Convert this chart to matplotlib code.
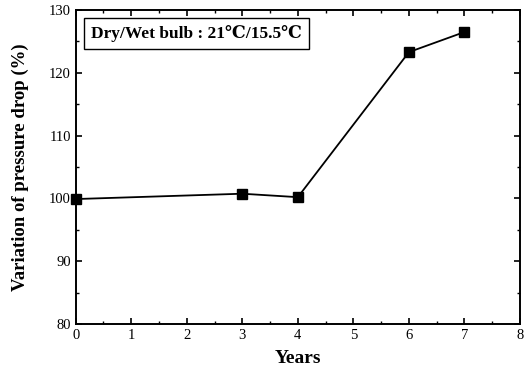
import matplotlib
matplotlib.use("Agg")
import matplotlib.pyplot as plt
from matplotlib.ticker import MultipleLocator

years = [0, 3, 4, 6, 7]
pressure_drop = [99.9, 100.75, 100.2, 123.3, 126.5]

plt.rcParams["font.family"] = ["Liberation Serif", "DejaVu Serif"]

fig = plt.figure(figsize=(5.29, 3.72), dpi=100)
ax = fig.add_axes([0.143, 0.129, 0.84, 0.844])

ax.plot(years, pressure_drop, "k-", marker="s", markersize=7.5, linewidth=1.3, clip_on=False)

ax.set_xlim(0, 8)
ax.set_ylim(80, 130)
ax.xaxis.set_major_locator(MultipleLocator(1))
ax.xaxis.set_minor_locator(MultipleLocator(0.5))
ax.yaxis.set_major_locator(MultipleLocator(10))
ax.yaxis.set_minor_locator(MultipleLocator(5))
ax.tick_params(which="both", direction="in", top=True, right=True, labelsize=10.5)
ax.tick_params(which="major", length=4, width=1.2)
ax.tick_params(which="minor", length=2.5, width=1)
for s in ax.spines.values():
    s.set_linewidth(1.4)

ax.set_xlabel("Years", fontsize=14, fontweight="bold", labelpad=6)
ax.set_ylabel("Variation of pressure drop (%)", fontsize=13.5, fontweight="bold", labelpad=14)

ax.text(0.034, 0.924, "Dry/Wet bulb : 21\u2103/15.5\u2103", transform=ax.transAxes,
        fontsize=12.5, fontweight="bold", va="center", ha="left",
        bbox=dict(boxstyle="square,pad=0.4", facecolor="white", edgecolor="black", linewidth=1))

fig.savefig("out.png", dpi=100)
#####
◆ Work instructions ◆
Restate only the lines running from the start of the material above through the line containing "markersize=7.5, linewidth=1.3, clip_on=False)", ends included. No pictures.

◆ Answer to the task ◆
Convert this chart to matplotlib code.
import matplotlib
matplotlib.use("Agg")
import matplotlib.pyplot as plt
from matplotlib.ticker import MultipleLocator

years = [0, 3, 4, 6, 7]
pressure_drop = [99.9, 100.75, 100.2, 123.3, 126.5]

plt.rcParams["font.family"] = ["Liberation Serif", "DejaVu Serif"]

fig = plt.figure(figsize=(5.29, 3.72), dpi=100)
ax = fig.add_axes([0.143, 0.129, 0.84, 0.844])

ax.plot(years, pressure_drop, "k-", marker="s", markersize=7.5, linewidth=1.3, clip_on=False)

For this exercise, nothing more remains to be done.